Award for MPI Magdeburg researcher Teimurazi Gochitashvili
iGEM Gold Medal for a Microbial Fuel Cell System which senses a Cancer Biomarker
Teimurazi Gochitashvili, currently working as a Ph. D. student at the research group Process Systems Engineering at the Max Planck Institute Magdeburg, was awarded together with his students team of the French university University of Évry-Val d'Essonne (Paris – Saclay University) a gold medal at the iGEM, a prestigious competition in synthetic biology.
The international Genetically Engineered Machine (iGEM) competition is an international competition for students, high school students, entrepreneurs and community laboratories in the field of synthetic biology with 410 registered teams participating in 2022. It is organized by the foundation of the same name and aims to encourage students to conduct independent and innovative research while still at university. In the field of synthetic biology, researchers reconstruct existing biological building blocks or recombine building blocks from different living organisms to explore and engineer special biological properties.
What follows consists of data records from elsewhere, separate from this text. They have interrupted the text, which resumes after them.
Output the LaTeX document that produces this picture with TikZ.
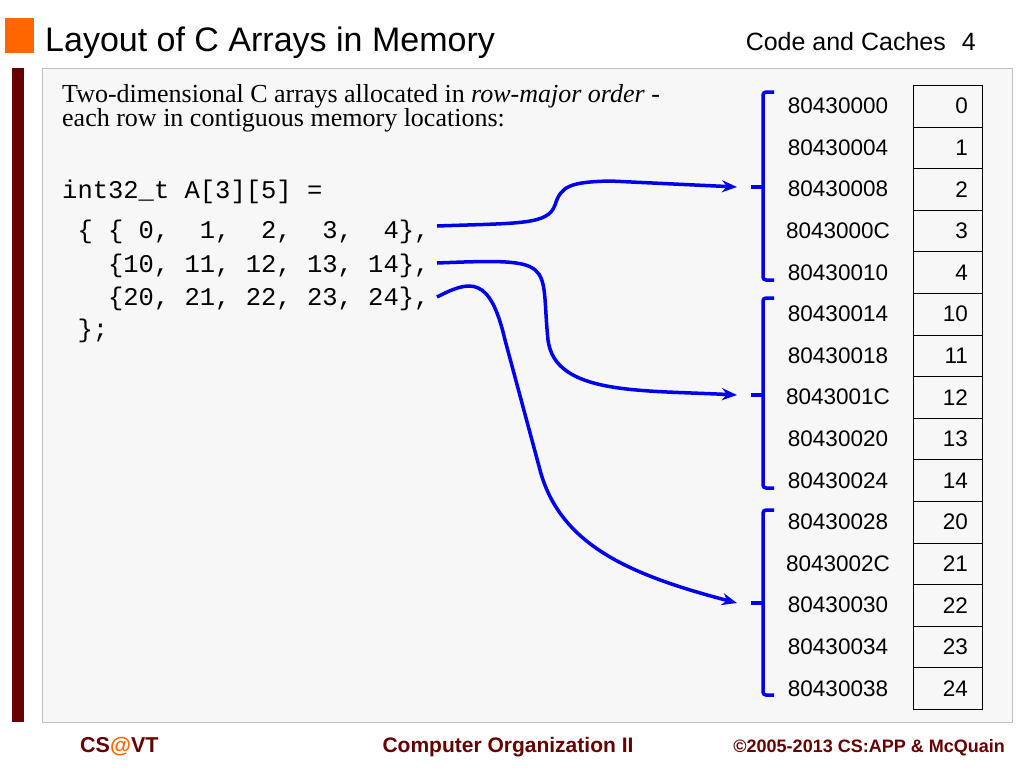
\documentclass[tikz,border=0pt]{standalone}
\usepackage{fontspec}
\usetikzlibrary{arrows.meta}
\setmainfont{Liberation Serif}
\setsansfont{Liberation Sans}
\setmonofont{Liberation Mono}
\definecolor{maroon}{HTML}{660000}
\definecolor{orng}{HTML}{FF6600}
\definecolor{panel}{HTML}{F7F7F7}
\definecolor{ablue}{HTML}{0000EE}
\begin{document}
\begin{tikzpicture}[x=1pt,y=-1pt,
  cell/.style={draw,minimum width=69pt,minimum height=41.6pt,anchor=north west,inner sep=0pt},
  addr/.style={font=\sffamily\fontsize{22.5}{22.5}\selectfont,anchor=center},
  val/.style={font=\sffamily\fontsize{22.5}{22.5}\selectfont,anchor=east},
  code/.style={font=\ttfamily\fontsize{25.5}{25.5}\selectfont,anchor=base west,inner sep=0pt},
  brk/.style={ablue,line width=3.5pt,rounded corners=3pt},
  conn/.style={ablue,line width=3.5pt,-{Stealth[length=15pt,width=12pt]}}]
\useasboundingbox (0,0) rectangle (1024,768);
\fill[white] (0,0) rectangle (1024,768);
\fill[orng] (5,18) rectangle (34,53);
\node[anchor=base west,font=\sffamily\fontsize{34}{34}\selectfont,inner sep=0pt] (title) at (45,52) {Layout of C Arrays in Memory};
\node[anchor=base east,font=\sffamily\fontsize{25}{25}\selectfont,inner sep=0pt] (hdr) at (976,50) {Code and Caches\hspace{16pt}4};
\fill[maroon] (12,68) rectangle (24,722);
\draw[gray!50,fill=panel] (42,68) rectangle (1012,722);
\node[anchor=north west,align=left,font=\fontsize{26}{24}\selectfont,inner sep=0pt] (intro) at (62,84) {Two-dimensional C arrays allocated in \textit{row-major order} -\\each row in contiguous memory locations:};
\node[code] (c0) at (62,198) {int32\_t A[3][5] =};
\node[code] (c1) at (62,238) {\ \{ \{ 0,\ \ 1,\ \ 2,\ \ 3,\ \ 4\},};
\node[code] (c2) at (62,272) {\ \ \ \{10, 11, 12, 13, 14\},};
\node[code] (c3) at (62,305) {\ \ \ \{20, 21, 22, 23, 24\},};
\node[code] (c4) at (62,337) {\ \};};
\foreach \a/\v [count=\i from 0] in {80430000/0,80430004/1,80430008/2,8043000C/3,80430010/4,80430014/10,80430018/11,8043001C/12,80430020/13,80430024/14,80430028/20,8043002C/21,80430030/22,80430034/23,80430038/24}{
  \node[cell] (cell\i) at (913,{85+41.6*\i}) {};
  \node[val] (v\i) at ([xshift=-11pt]cell\i.east) {\v};
  \node[addr] (a\i) at (838,{106+41.6*\i}) {\a};
}
\foreach \t/\b/\m/\n in {92/280/187/1,298/488/395/2,510/695/603/3}{
  \draw[brk] (774,\t) -- (763,\t) -- (763,\b) -- (774,\b);
  \draw[brk] (751,\m) -- (763,\m);
  \coordinate (g\n) at (737,\m);
}
\coordinate (s1) at (437,226);
\coordinate (s2) at (437,263);
\coordinate (s3) at (437,297);
\draw[conn] (s1) .. controls (520,223) and (548,225) .. (555,205) .. controls (561,186) and (570,182) .. (610,181) -- (g1);
\draw[conn] (s2) .. controls (560,258) and (540,262) .. (548,340) .. controls (555,395) and (640,390) .. (g2);
\draw[conn] (s3) .. controls (470,280) and (490,275) .. (505,340) -- (540,470) .. controls (560,545) and (630,575) .. (g3);
\node[anchor=base west,font=\sffamily\bfseries\fontsize{21.5}{21.5}\selectfont,text=maroon,inner sep=0pt] (f1) at (80,752) {CS\textcolor{orng}{@}VT};
\node[anchor=base,font=\sffamily\bfseries\fontsize{21}{21}\selectfont,text=maroon,inner sep=0pt] (f2) at (508,752) {Computer Organization II};
\node[anchor=base east,font=\sffamily\bfseries\fontsize{18}{18}\selectfont,text=maroon,inner sep=0pt] (f3) at (1005,752) {©2005-2013 CS:APP \& McQuain};
\end{tikzpicture}
\end{document}
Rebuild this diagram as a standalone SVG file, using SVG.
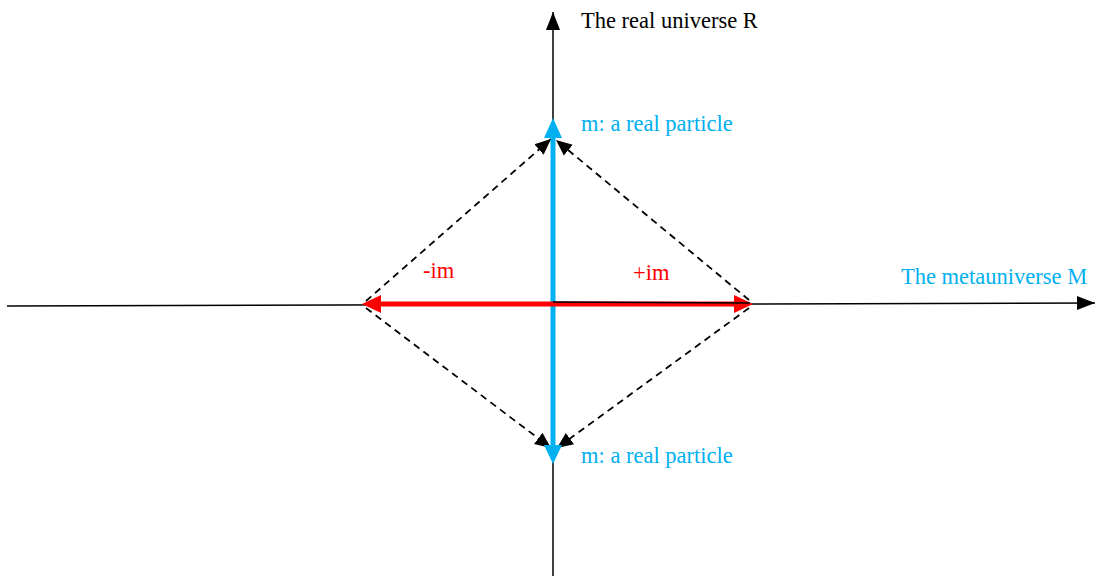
<svg xmlns="http://www.w3.org/2000/svg" width="1096" height="576" viewBox="0 0 1096 576">
<style>
.txt{font-family:"Liberation Serif","Times New Roman",serif;font-size:22.5px}
.axis{stroke:#000;stroke-width:1.5;fill:none}
.dash{stroke:#000;stroke-width:1.8;stroke-dasharray:7,5;fill:none}
.blue{stroke:#00B0F0;stroke-width:5;fill:none}
.red{stroke:#FF0000;stroke-width:5;fill:none}
</style>
<defs>
<marker id="ah" markerUnits="userSpaceOnUse" markerWidth="16" markerHeight="16" viewBox="0 0 16 14" refX="16" refY="7" orient="auto">
<path d="M0,0 L16,7 L0,14 z" fill="#000"/>
</marker>
<marker id="axh" markerUnits="userSpaceOnUse" markerWidth="18" markerHeight="16" viewBox="0 0 18 14" refX="18" refY="7" orient="auto">
<path d="M0,0 L18,7 L0,14 z" fill="#000"/>
</marker>
</defs>
<g id="connectors">
<line class="axis" x1="553" y1="576" x2="553" y2="12" marker-end="url(#axh)"/>
<line class="axis" x1="7" y1="306" x2="1095" y2="303" marker-end="url(#axh)"/>
<line class="dash" x1="366" y1="301" x2="551" y2="139" marker-end="url(#ah)"/>
<line class="dash" x1="749" y1="300" x2="556" y2="140" marker-end="url(#ah)"/>
<line class="dash" x1="366" y1="308" x2="551" y2="448" marker-end="url(#ah)"/>
<line class="dash" x1="749" y1="308" x2="557" y2="448" marker-end="url(#ah)"/>
</g>
<g id="blue-arrow">
<line class="blue" x1="553" y1="448" x2="553" y2="135"/>
<polygon points="553,118 544,138 562,138" fill="#00B0F0"/>
<polygon points="553,464 544,445 562,445" fill="#00B0F0"/>
</g>
<g id="red-arrows">
<line class="red" x1="553" y1="304" x2="377" y2="304"/>
<polygon points="362,304 381,295 381,313" fill="#FF0000"/>
<line class="red" x1="553" y1="304" x2="738" y2="304"/>
<polygon points="753,304 734,295 734,313" fill="#FF0000"/>
<line x1="553" y1="302" x2="750" y2="303" stroke="#000" stroke-width="1.5"/>
</g>
<g id="label-R"><text class="txt" x="581" y="28" fill="#000">The real universe R</text></g>
<g id="label-m-top"><text class="txt" x="581" y="131" fill="#00B0F0">m: a real particle</text></g>
<g id="label-m-bottom"><text class="txt" x="581" y="463" fill="#00B0F0">m: a real particle</text></g>
<g id="label-minus-im"><text class="txt" x="423" y="278" fill="#FF0000">-im</text></g>
<g id="label-plus-im"><text class="txt" x="633" y="280" fill="#FF0000">+im</text></g>
<g id="label-M"><text class="txt" x="901" y="284" fill="#00B0F0">The metauniverse M</text></g>
</svg>
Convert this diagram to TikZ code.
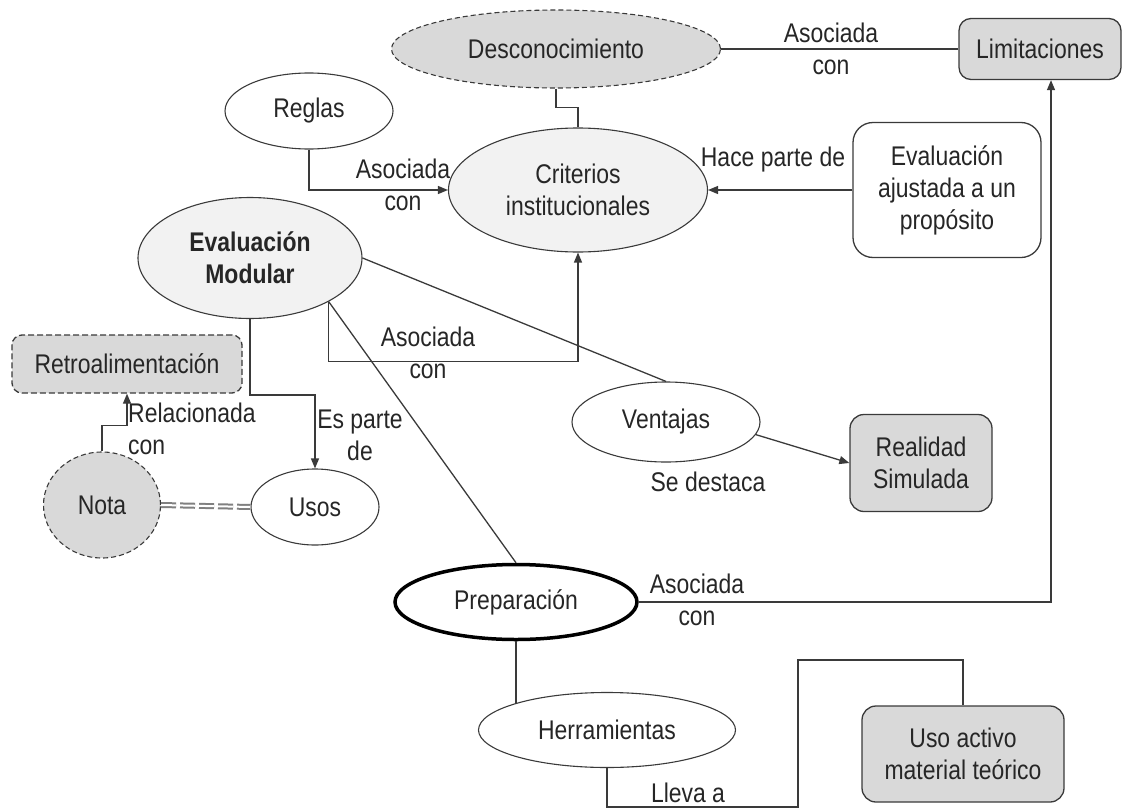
\documentclass[tikz,border=0pt]{standalone}
\usepackage{fontspec}
\setmainfont{Liberation Sans}[FakeStretch=0.85]
\usetikzlibrary{shapes.geometric,arrows.meta}

\begin{document}
\begin{tikzpicture}[x=1pt,y=-1pt,font=\fontsize{27}{32}\selectfont,
  mapline/.style={draw=mapedge,line width=1.3pt},
  maparrow/.style={mapline,-{Triangle[length=10pt,width=8pt]}},
  oval/.style={ellipse,draw=mapedge,line width=1.1pt,inner sep=0pt,align=center,text=maptext},
  card/.style={rectangle,rounded corners=#1,draw=mapedge,line width=1.3pt,inner sep=0pt,align=center,text=maptext},
  card/.default=12pt,
  lbl/.style={align=center,inner sep=0pt,text=maptext}]
  \definecolor{mapgray}{HTML}{D9D9D9}
  \definecolor{maplight}{HTML}{F2F2F2}
  \definecolor{mapedge}{HTML}{3A3A3A}
  \definecolor{maptext}{HTML}{262626}

  % concepts
  \node[oval,fill=mapgray,dash pattern=on 5pt off 3pt,minimum width=329pt,minimum height=78pt] (desc) at (556,49) {Desconocimiento};
  \node[card,fill=mapgray,minimum width=162pt,minimum height=61pt] (lim) at (1040,49) {Limitaciones};
  \node[oval,minimum width=168pt,minimum height=76pt] (reglas) at (309,111) {Reglas};
  \node[oval,fill=maplight,minimum width=259pt,minimum height=124pt] (crit) at (578,190) {Criterios\\institucionales};
  \node[card=20pt,minimum width=188pt,minimum height=135pt] (evaj) at (947,190) {Evaluación\\ajustada a un\\propósito};
  \node[oval,fill=maplight,minimum width=224pt,minimum height=121pt,
        font=\fontsize{27}{32}\selectfont\bfseries] (evmod) at (250,258) {Evaluación\\Modular};
  \node[card=10pt,fill=mapgray,dash pattern=on 6pt off 3pt,minimum width=230pt,minimum height=58pt] (retro) at (127,364) {Retroalimentación};
  \node[oval,fill=mapgray,dash pattern=on 5pt off 3pt,minimum width=117pt,minimum height=106pt] (nota) at (102,505) {Nota};
  \node[oval,minimum width=128pt,minimum height=76pt] (usos) at (315,507) {Usos};
  \node[oval,minimum width=188pt,minimum height=80pt] (vent) at (666,422) {Ventajas};
  \node[card=14pt,fill=mapgray,minimum width=142pt,minimum height=97pt] (real) at (921,463) {Realidad\\Simulada};
  \node[oval,draw=black,line width=3.5pt,minimum width=242pt,minimum height=75pt] (prep) at (516,602) {Preparación};
  \node[oval,minimum width=257pt,minimum height=75pt] (herr) at (607,730) {Herramientas};
  \node[card=14pt,fill=mapgray,minimum width=202pt,minimum height=96pt] (uso) at (963,754) {Uso activo\\material teórico};

  % link labels
  \node[lbl] (lblDL) at (831,49) {Asociada\\con};
  \node[lbl] (lblRC) at (403,185) {Asociada\\con};
  \node[lbl] (lblHP) at (773,160) {Hace parte de};
  \node[lbl] (lblEC) at (428,353) {Asociada\\con};
  \node[lbl,align=left,anchor=west] (lblNR) at (128,429) {Relacionada\\con};
  \node[lbl] (lblEU) at (360,435) {Es parte\\de};
  \node[lbl] (lblSD) at (708,482) {Se destaca};
  \node[lbl] (lblPL) at (697,600) {Asociada\\con};
  \node[lbl] (lblLA) at (688,793) {Lleva a};

  % links
  \draw[mapline] (desc.east) -- (lim.west);
  \draw[mapline] (desc.south) -- ++(0,19) -| (crit.north);
  \draw[maparrow] (reglas.south) |- (crit.west);
  \draw[maparrow] (evaj.west) -- (crit.east);
  \draw[maparrow] (evmod.-29) -- ++(0,60) -| (crit.south);
  \draw[mapline] (evmod.-29) -- (prep.north);
  \draw[mapline] (evmod.east) -- (vent.north);
  \draw[maparrow] (vent.-8) -- (real.west);
  \draw[maparrow] (evmod.south) -- ++(0,76) -| (usos.north);
  \draw[maparrow] (nota.north) -- ++(0,-26) -| (retro.south);
  \draw[draw=gray,double=white,double distance=2pt,line width=2pt,dash pattern=on 15pt off 4pt] (nota.east) -- (usos.west);
  \draw[maparrow] (prep.east) -| ([xshift=11pt]lim.south);
  \draw[mapline] (prep.south) -- (prep.south |- herr.164);
  \coordinate (llevaR) at (798,807);
  \coordinate (llevaT) at (798,660);
  \draw[mapline] (herr.south) |- (llevaR) -- (llevaT) -| (uso.north);

  \path[use as bounding box] (0,0) rectangle (1135,811);
\end{tikzpicture}
\end{document}
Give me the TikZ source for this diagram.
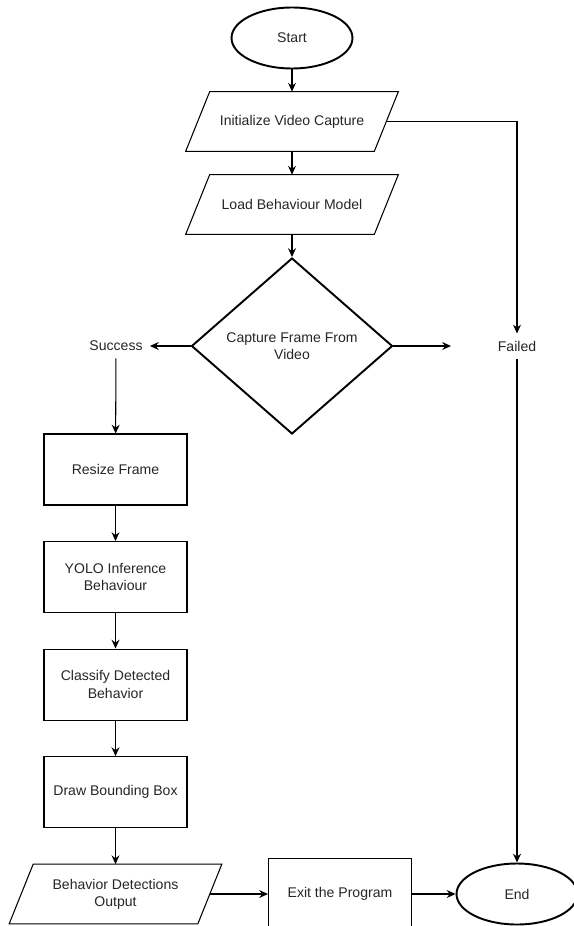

The team of the master students around Teimurazi Gochitashvili developed a microbial fuel cell (MFC) system, which senses a cancer biomarker and, upon detection, transmits the information via IoT-hardware (Internet of Things). This ambitious project is related to Teimurazi Gochitashvilis current research project at the MPI Magdeburg in the research group of Prof. Kai Sundmacher, under supervision of the leaders of the Biological Production Systems team Dr. Ivan Ivanov and Dr. Lado Otrin. Here he investigates extracellular electron transfer (EET) proteins that mediate signal transmission to IoT-hardware. He aims to develop a de novo protocell model for modulating EET in microfluidic systems.